Quando os últimos convidados chegaram, uma governanta vetusta, de tez muito branca, aparentando ser uma pessoa ríspida, foi anunciar à dona da casa de que todos os vindos para o encontro já se achavam presentes. O comparecimento das únicas remanescentes da família, a anfitriã e com essa uma sobrinha, que a dona da casa adotara desde menina, fechou-se o número dos que iriam compor a mesa na sala seguinte.
Antes do jantar, serviram uns chás de sabores diferentes, muito ao gosto dos presentes. As histórias acumuladas durante o ano foram iniciadas pelo tabelião, que à medida que as narrava eram recebidas com risos; em seguida, o poeta tirou do bolso da casaca uns papéis e recitou seus poemas escolhidos. Um deles foi criado para festejar aquele Natal; foi muito aplaudido pelos ouvintes. O pintor desenrolou uma tela. Era o retrato da sobrinha, que na hora da troca de mimos, iria oferecer à tia para compor a galeria familiar dos demais retratados. O último dos amigos a se manifestar foi o médico. Contou uma história hilária corando a face das senhoras. Essas abriram seus antigos leques de renda e cobriram parcialmente os rostos envergonhados. Quem esboçou um sorriso foi a sobrinha, logo repreendida pelo olhar severo da tia.

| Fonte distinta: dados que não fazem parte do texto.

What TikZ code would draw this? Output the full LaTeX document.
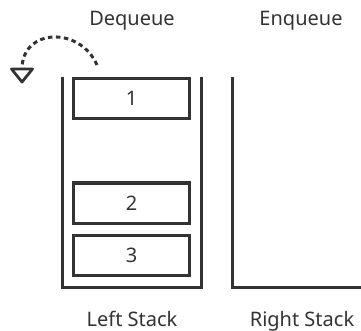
\documentclass[tikz,border=0pt]{standalone}
\usepackage{fontspec}
\setmainfont{Noto Sans}
\definecolor{ink}{HTML}{333333}
\begin{document}
\begin{tikzpicture}[x=1pt,y=-1pt,
  wall/.style={draw=ink,line width=3pt},
  item/.style={draw=ink,line width=3pt,minimum width=116pt,minimum height=40pt,
    inner sep=0pt,font=\fontsize{20}{24}\selectfont,text=ink},
  label/.style={font=\fontsize{20}{24}\selectfont,text=ink,inner sep=0pt,anchor=base},
  flow/.style={draw=ink,line width=3pt,dash pattern=on 4.5pt off 3.5pt},
  head/.style={draw=ink,line width=2.8pt,line join=round}]
\useasboundingbox (0,0) rectangle (361,331);
\clip (0,0) rectangle (361,331);

% column labels
\node[label] (deq) at (132,26) {Dequeue};
\node[label] (enq) at (301,26) {Enqueue};
\node[label] (ls) at (132,326) {Left Stack};
\node[label] (rs) at (302,326) {Right Stack};

% the two stacks
\draw[wall] (62,77) -- (62,287) -- (201,287) -- (201,77);
\draw[wall] (232,77) -- (232,287) -- (370,287);

% items held in the left stack
\node[item] (b1) at (131.5,98.5) {1};
\node[item] (b2) at (131.5,203) {2};
\node[item] (b3) at (131.5,255.5) {3};

% dequeue arrow leaving the top of the left stack
\coordinate (out) at (22,82);
\coordinate (neck) at (22,69);
\draw[flow] (b1.north west) ++(25,-12) .. controls (80,26) and (22,28) .. (neck);
\draw[head] (neck) ++(-10.5,0) -- ++(21,0) -- (out) -- cycle;
\end{tikzpicture}
\end{document}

O jantar foi servido na hora marcada. Havia pouca variedade de pratos, eram de aves já cortadas em pequenos pedaços finos, como fina era a porcelana, pintada à mão, em que foram oferecidos. Um dos pratos preferidos com temperos acre-doces, que davam à comida uma tonalidade meio avermelhada, agradou aos comensais, daí ser repetido por quase todos os presentes. O acompanhamento, tão perfeito esteticamente quanto a variedade de sabores das aves dava pena de ser desmanchados pelas colheres de prata. A mesa era longa e em várias cadeiras não havia ninguém sentado. Pertenciam, decerto, a ex-convivas já finados e aos parentes desaparecidos pela idade avançada, haja vista os rostos dos retratados; alguns mais enrugados que os outros. Nas pinturas emolduradas em madeira com folhas de ouro, esculpidas por delicadas mãos artísticas, sobressaíam flores suaves, querubins e folhas de acanto. Todos os retratos estavam pendurados por compridos e retorcidos fios de seda.

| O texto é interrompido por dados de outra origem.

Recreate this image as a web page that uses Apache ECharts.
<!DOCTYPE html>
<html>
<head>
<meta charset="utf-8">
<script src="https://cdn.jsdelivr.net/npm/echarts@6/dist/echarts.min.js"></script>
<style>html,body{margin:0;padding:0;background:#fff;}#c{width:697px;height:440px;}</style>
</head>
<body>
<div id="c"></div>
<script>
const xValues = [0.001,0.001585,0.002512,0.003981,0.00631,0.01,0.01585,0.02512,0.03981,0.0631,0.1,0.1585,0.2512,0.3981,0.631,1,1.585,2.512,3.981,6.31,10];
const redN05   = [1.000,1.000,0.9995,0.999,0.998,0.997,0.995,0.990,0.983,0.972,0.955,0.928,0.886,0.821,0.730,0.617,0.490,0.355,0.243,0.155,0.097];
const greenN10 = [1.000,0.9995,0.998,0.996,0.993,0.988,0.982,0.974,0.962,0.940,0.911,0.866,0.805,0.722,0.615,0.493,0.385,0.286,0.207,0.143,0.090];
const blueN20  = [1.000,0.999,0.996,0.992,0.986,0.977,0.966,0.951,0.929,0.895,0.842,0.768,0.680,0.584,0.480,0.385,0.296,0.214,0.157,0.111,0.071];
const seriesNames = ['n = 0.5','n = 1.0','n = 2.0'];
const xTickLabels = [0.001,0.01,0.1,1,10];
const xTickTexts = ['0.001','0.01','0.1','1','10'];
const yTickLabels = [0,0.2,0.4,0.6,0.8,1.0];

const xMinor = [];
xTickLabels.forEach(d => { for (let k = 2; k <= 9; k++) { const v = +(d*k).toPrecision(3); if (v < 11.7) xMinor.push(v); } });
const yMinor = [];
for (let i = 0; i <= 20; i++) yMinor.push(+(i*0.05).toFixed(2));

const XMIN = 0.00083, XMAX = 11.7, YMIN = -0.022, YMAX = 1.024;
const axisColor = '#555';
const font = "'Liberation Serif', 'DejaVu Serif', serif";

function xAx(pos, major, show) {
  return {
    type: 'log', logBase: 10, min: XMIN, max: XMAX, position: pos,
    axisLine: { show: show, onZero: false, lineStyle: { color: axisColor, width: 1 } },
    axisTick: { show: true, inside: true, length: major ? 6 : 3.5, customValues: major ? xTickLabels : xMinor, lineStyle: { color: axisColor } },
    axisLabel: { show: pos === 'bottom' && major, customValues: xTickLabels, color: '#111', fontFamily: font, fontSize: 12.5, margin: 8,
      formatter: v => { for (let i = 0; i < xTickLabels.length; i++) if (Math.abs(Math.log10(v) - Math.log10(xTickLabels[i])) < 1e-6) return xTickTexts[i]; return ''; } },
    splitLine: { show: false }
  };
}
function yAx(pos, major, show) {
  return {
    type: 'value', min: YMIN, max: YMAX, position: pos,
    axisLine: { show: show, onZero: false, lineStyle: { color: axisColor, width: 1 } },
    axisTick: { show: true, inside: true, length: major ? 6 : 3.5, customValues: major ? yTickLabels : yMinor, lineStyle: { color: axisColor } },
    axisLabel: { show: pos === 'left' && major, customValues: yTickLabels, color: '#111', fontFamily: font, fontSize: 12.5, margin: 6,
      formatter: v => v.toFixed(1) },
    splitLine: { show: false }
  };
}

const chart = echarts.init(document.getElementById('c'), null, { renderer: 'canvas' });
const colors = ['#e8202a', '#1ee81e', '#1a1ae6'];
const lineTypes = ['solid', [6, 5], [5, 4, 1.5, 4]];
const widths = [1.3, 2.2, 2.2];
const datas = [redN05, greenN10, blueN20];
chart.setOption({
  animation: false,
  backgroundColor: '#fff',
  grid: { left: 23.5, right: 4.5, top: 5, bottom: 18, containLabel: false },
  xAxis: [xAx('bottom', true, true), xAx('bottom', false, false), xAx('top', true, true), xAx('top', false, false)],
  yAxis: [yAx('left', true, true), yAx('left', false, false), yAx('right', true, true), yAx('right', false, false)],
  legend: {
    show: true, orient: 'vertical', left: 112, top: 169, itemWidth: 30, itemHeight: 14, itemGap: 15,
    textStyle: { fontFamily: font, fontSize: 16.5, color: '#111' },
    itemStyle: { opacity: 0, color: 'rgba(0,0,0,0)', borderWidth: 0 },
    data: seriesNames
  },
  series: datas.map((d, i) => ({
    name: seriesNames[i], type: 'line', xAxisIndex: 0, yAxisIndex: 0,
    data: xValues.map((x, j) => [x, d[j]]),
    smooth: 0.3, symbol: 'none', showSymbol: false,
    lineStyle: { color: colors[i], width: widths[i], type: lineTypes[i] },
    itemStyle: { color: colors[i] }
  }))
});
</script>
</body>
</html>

Ao jantar, seguiu-se a farta sobremesa apresentada de maneira primorosa tanto quanto aquele. Era composta de pequenos doces coloridos e de uma leveza aparente e gustativa. Antes de servirem-se, fez-se uma oração de agradecimento; todos baixaram as cabeças em sinal de respeito, acompanhados ao piano por uma das belas composições de Debussy tocada com delicada emoção pela sobrinha de miss D´y.
Ao final, voltaram para a antessala, conversaram mais um pouco a respeito do belo Natal e despediram-se com um abraço longo e demorado. Nos olhos rolaram lágrimas discretas, pois não sabiam se os seus lugares, à mesa, estariam vazios no próximo ano.